1961 seçimleriyle demokratik sürecin yeniden işlemeye başlaması, sonrasında 1965 seçimleriyle Adalet Partisi’nin tek parti iktidarı, bu dönemde tarımsal gelişme ve sanayileşme alanında yakalanan ivme çok partili dönemde kesintili başarının 2.dalgası olarak okunabilir. Sosyo-ekonomik yapıdaki değişimin siyasete yansıması, siyasal kültürümüzde demokrasiyi pekiştiren değerlerin zayıflığına bağlı kutuplaşma ve siyasal terör eylemleri 12 Mart muhtırasıyla 2. dalga başarının sonunu getirmiştir.
1971-73 arasında silahlı kuvvetler kontrolündeki askeri rejim Türkiye’nin başaramadığına ilişkin yeni bir örnektir. 1973 seçimleriyle demokratikleşme süreci yeniden işlemeye başladı. Bu dönemde ülkenin 4 yıl sürecek 3.dalga kesintili başarı hikayesine tanık olunduktan sonra, 1973 seçimleri ve ardından sosyo-kültürel, sınıfsal bölünmelerin tetiklediği kutuplaşmaya dayalı ekonomik ve politik istikrarsızlık 12 Eylül darbesiyle devam eden yeni bir başarısızlık hikayesi olarak deneyimlendi. Kesintili 4.dalga kısmi başarı 1983 seçimlerinden itibaren işbaşına gelen iktidarlar aracılığıyla yaşansa da, 1995-2002 dönemi bu dalgada keskin kırılmalara denk düşmektedir.

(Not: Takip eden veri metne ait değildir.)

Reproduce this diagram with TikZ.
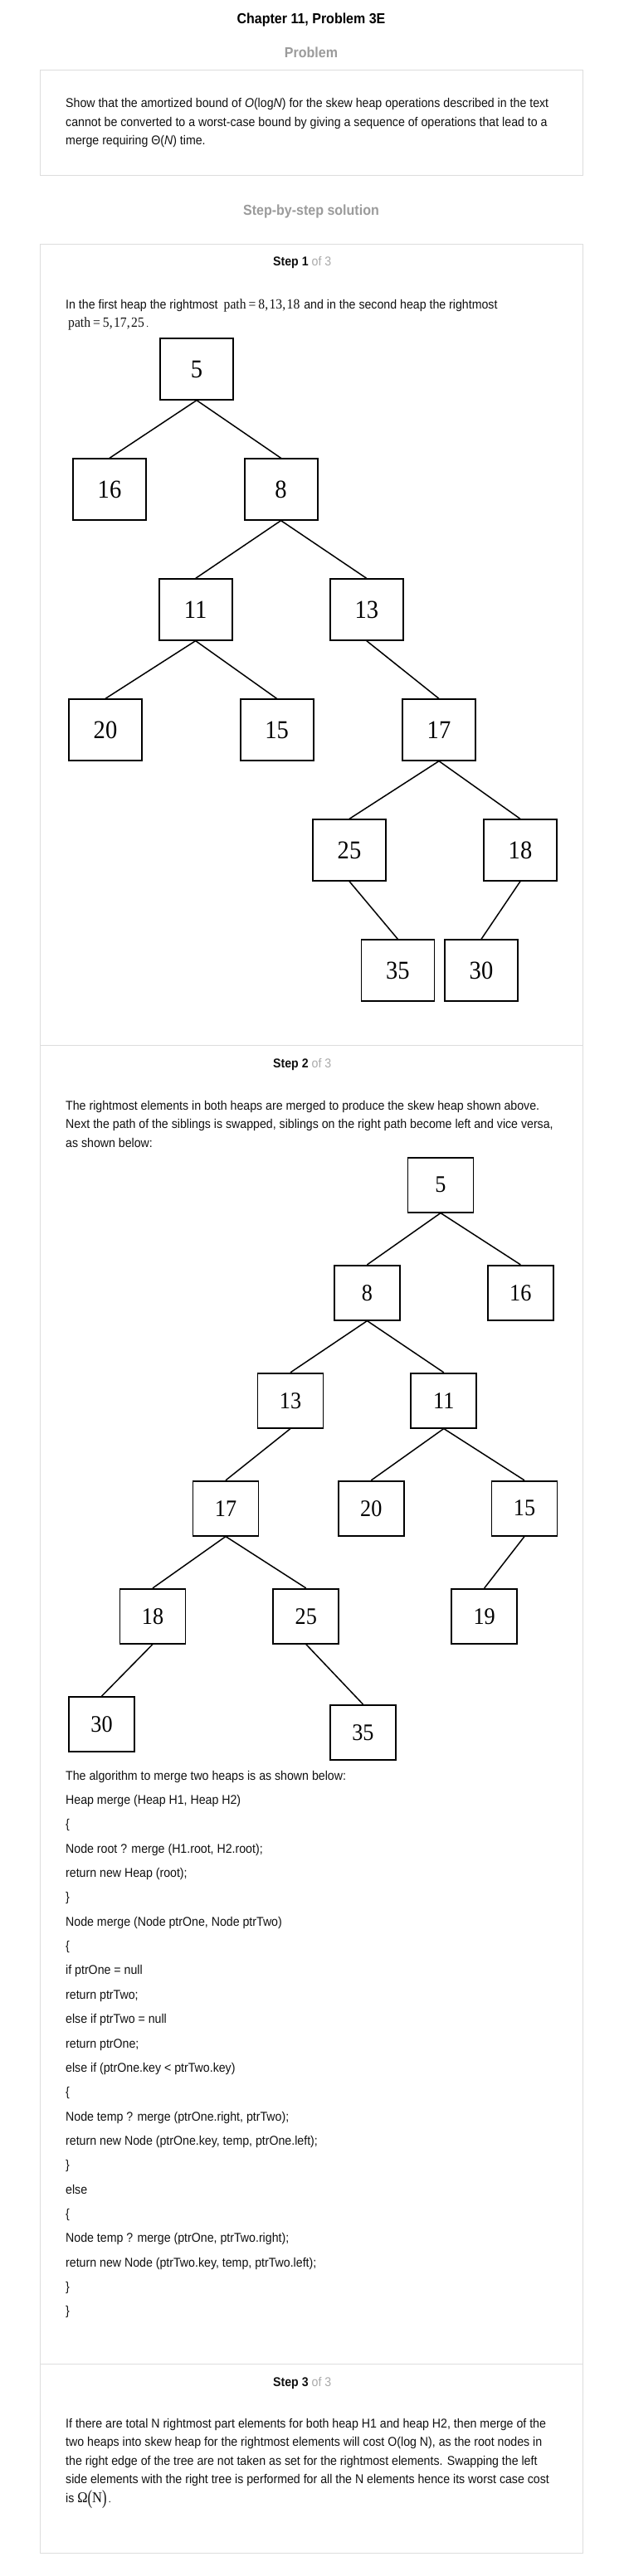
\documentclass[tikz,border=0pt]{standalone}
\usepackage{fontspec}
\usepackage{graphicx}
\setmainfont[FakeStretch=0.92]{Liberation Sans}
\newfontfamily\serifc[FakeStretch=0.92]{Liberation Serif}
\definecolor{bordergray}{HTML}{DDDDDD}
\definecolor{headgray}{HTML}{9B9B9B}
\definecolor{ofgray}{HTML}{AAAAAA}
\definecolor{bodytext}{HTML}{111111}
\tikzset{
  txt/.style={anchor=base west, inner sep=0pt, text=bodytext, font=\fontsize{15.4}{18}\selectfont},
  headtxt/.style={anchor=base, inner sep=0pt, font=\bfseries\fontsize{17.4}{20}\selectfont},
  boxA/.style={draw, line width=1.8pt, minimum width=88pt, minimum height=73.5pt, inner sep=0pt, font=\serifc\fontsize{31}{31}\selectfont},
  boxB/.style={draw, line width=1.7pt, minimum width=79pt, minimum height=66pt, inner sep=0pt, font=\serifc\fontsize{28.5}{28.5}\selectfont},
  treeline/.style={line width=1.5pt},
  frame/.style={draw=bordergray, line width=1pt},
}
\newcommand{\mth}[1]{{\serifc\fontsize{17}{17}\selectfont #1}}
\begin{document}
\begin{tikzpicture}[x=1pt,y=-1pt]
\fill[white] (0,0) rectangle (752,3106);
\useasboundingbox (0,0) rectangle (752,3106);

% ---------- header ----------
\node[headtxt] (title) at (375,28.3) {Chapter 11, Problem 3E};
\node[headtxt, text=headgray] (probhead) at (375,69.3) {Problem};
\draw[frame] (48,84) rectangle (702.6,211);
\node[txt] (q1) at (79,129.5) {Show that the amortized bound of \textit{O}(log\textit{N}) for the skew heap operations described in the text};
\node[txt] (q2) at (79,152) {cannot be converted to a worst-case bound by giving a sequence of operations that lead to a};
\node[txt] (q3) at (79,174.5) {merge requiring Θ(\textit{N}) time.};
\node[headtxt, text=headgray] (sbs) at (375,259) {Step-by-step solution};

% ---------- step frame ----------
\draw[frame] (48,294) rectangle (702.6,3078.3);
\draw[frame] (48,1260.7) -- (702.6,1260.7);
\draw[frame] (48,2850.7) -- (702.6,2850.7);

% ---------- step 1 ----------
\node[txt] (s1) at (329,320) {\textbf{Step 1} \textcolor{ofgray}{of 3}};
\node[txt] (p1a) at (79,372) {In the first heap the rightmost\hspace{7pt}\mth{path\hspace{3pt}=\hspace{3pt}8,\hspace{1.5pt}13,\hspace{1.5pt}18}\hspace{5pt}and in the second heap the rightmost};
\node[txt] (p1b) at (82,394) {\mth{path\hspace{3pt}=\hspace{3pt}5,\hspace{1.5pt}17,\hspace{1.5pt}25\hspace{2.5pt}{\fontsize{12}{12}\selectfont.}}};

\node[boxA] (a5)  at (237,445)   {5};
\node[boxA] (a16) at (132,590)   {16};
\node[boxA] (a8)  at (338.6,590) {8};
\node[boxA] (a11) at (235.7,735) {11};
\node[boxA] (a13) at (441.8,735) {13};
\node[boxA] (a20) at (127,880)   {20};
\node[boxA] (a15) at (333.6,880) {15};
\node[boxA] (a17) at (529,880)   {17};
\node[boxA] (a25) at (421,1025)  {25};
\node[boxA] (a18) at (627,1025)  {18};
\node[boxA] (a35) at (479.4,1170) {35};
\node[boxA] (a30) at (580,1170)  {30};
\draw[treeline] (a5.south) -- (a16.north);
\draw[treeline] (a5.south) -- (a8.north);
\draw[treeline] (a8.south) -- (a11.north);
\draw[treeline] (a8.south) -- (a13.north);
\draw[treeline] (a11.south) -- (a20.north);
\draw[treeline] (a11.south) -- (a15.north);
\draw[treeline] (a13.south) -- (a17.north);
\draw[treeline] (a17.south) -- (a25.north);
\draw[treeline] (a17.south) -- (a18.north);
\draw[treeline] (a25.south) -- (a35.north);
\draw[treeline] (a18.south) -- (a30.north);

% ---------- step 2 ----------
\node[txt] (s2) at (329,1287) {\textbf{Step 2} \textcolor{ofgray}{of 3}};
\node[txt] (p2a) at (79,1338) {The rightmost elements in both heaps are merged to produce the skew heap shown above.};
\node[txt] (p2b) at (79,1360.5) {Next the path of the siblings is swapped, siblings on the right path become left and vice versa,};
\node[txt] (p2c) at (79,1383) {as shown below:};

\node[boxB] (b5)  at (531,1428.7)   {5};
\node[boxB] (b8)  at (442.5,1558.7) {8};
\node[boxB] (b16) at (627.3,1558.7) {16};
\node[boxB] (b13) at (350,1688.7)   {13};
\node[boxB] (b11) at (534.8,1688.7) {11};
\node[boxB] (b17) at (272,1818.7)   {17};
\node[boxB] (b20) at (447.3,1818.7) {20};
\node[boxB] (b15) at (632,1818.7)   {15};
\node[boxB] (b18) at (184,1948.7)   {18};
\node[boxB] (b25) at (368.8,1948.7) {25};
\node[boxB] (b19) at (583.7,1948.7) {19};
\node[boxB] (b30) at (122.5,2079)   {30};
\node[boxB] (b35) at (437.4,2088.7) {35};
\draw[treeline] (b5.south) -- (b8.north);
\draw[treeline] (b5.south) -- (b16.north);
\draw[treeline] (b8.south) -- (b13.north);
\draw[treeline] (b8.south) -- (b11.north);
\draw[treeline] (b13.south) -- (b17.north);
\draw[treeline] (b11.south) -- (b20.north);
\draw[treeline] (b11.south) -- (b15.north);
\draw[treeline] (b17.south) -- (b18.north);
\draw[treeline] (b17.south) -- (b25.north);
\draw[treeline] (b15.south) -- (b19.north);
\draw[treeline] (b18.south) -- (b30.north);
\draw[treeline] (b25.south) -- (b35.north);

% ---------- code ----------
\node[txt] (c0)  at (79,2146.0) {The algorithm to merge two heaps is as shown below:};
\node[txt] (c1)  at (79,2175.4) {Heap merge (Heap H1, Heap H2)};
\node[txt] (c2)  at (79,2204.7) {\{};
\node[txt] (c3)  at (79,2234.1) {Node root ? merge (H1.root, H2.root);};
\node[txt] (c4)  at (79,2263.4) {return new Heap (root);};
\node[txt] (c5)  at (79,2292.8) {\}};
\node[txt] (c6)  at (79,2322.2) {Node merge (Node ptrOne, Node ptrTwo)};
\node[txt] (c7)  at (79,2351.5) {\{};
\node[txt] (c8)  at (79,2380.9) {if ptrOne = null};
\node[txt] (c9)  at (79,2410.2) {return ptrTwo;};
\node[txt] (c10) at (79,2439.6) {else if ptrTwo = null};
\node[txt] (c11) at (79,2469.0) {return ptrOne;};
\node[txt] (c12) at (79,2498.3) {else if (ptrOne.key < ptrTwo.key)};
\node[txt] (c13) at (79,2527.7) {\{};
\node[txt] (c14) at (79,2557.0) {Node temp ? merge (ptrOne.right, ptrTwo);};
\node[txt] (c15) at (79,2586.4) {return new Node (ptrOne.key, temp, ptrOne.left);};
\node[txt] (c16) at (79,2615.8) {\}};
\node[txt] (c17) at (79,2645.1) {else};
\node[txt] (c18) at (79,2674.5) {\{};
\node[txt] (c19) at (79,2703.8) {Node temp ? merge (ptrOne, ptrTwo.right);};
\node[txt] (c20) at (79,2733.2) {return new Node (ptrTwo.key, temp, ptrTwo.left);};
\node[txt] (c21) at (79,2762.6) {\}};
\node[txt] (c22) at (79,2791.9) {\}};

% ---------- step 3 ----------
\node[txt] (s3) at (329,2877.5) {\textbf{Step 3} \textcolor{ofgray}{of 3}};
\node[txt] (p3a) at (79,2927) {If there are total N rightmost part elements for both heap H1 and heap H2, then merge of the};
\node[txt] (p3b) at (79,2949.5) {two heaps into skew heap for the rightmost elements will cost O(log N), as the root nodes in};
\node[txt] (p3c) at (79,2972) {the right edge of the tree are not taken as set for the rightmost elements. Swapping the left};
\node[txt] (p3d) at (79,2994.5) {side elements with the right tree is performed for all the N elements hence its worst case cost};
\node[txt] (p3e) at (79,3017) {is {\serifc\fontsize{18}{18}\selectfont Ω\raisebox{-2pt}{\scalebox{1}[1.35]{(}}N\raisebox{-2pt}{\scalebox{1}[1.35]{)}}}{\serifc\fontsize{13}{13}\selectfont\,.}};
\end{tikzpicture}
\end{document}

Refah-Yol koalisyonu, ardından 28 Şubat süreci, 1999 seçimleri sonrası yaşanan ekonomik kriz neredeyse Türkiye’de sürdürülebilir bir başarı tesis etmenin imkansızlığını teyid etmesi anlamında dikkate değerdir. 2002 seçimleriyle AKP’nin tek başına iktidara gelişi, adalet, kalkınma referanslı söylem ve vaatleri, AB üyeliği için atılan adımlar, ekonomide uluslararası piyasalarda yaşanan iyileşmeye bağlı olarak içeride gerçekleşen göreli iktisadi rahatlama 2002 sonrası 5.dalga kısmi başarı hikayesinin sürdürülebilir olacağına ilişkin bir algı yaratmışsa da, bunun da kesintili olacağı 2010 sonrası rejimin adım adım otoriterleşmeye doğru savrulmaya başlamasıyla görüldü.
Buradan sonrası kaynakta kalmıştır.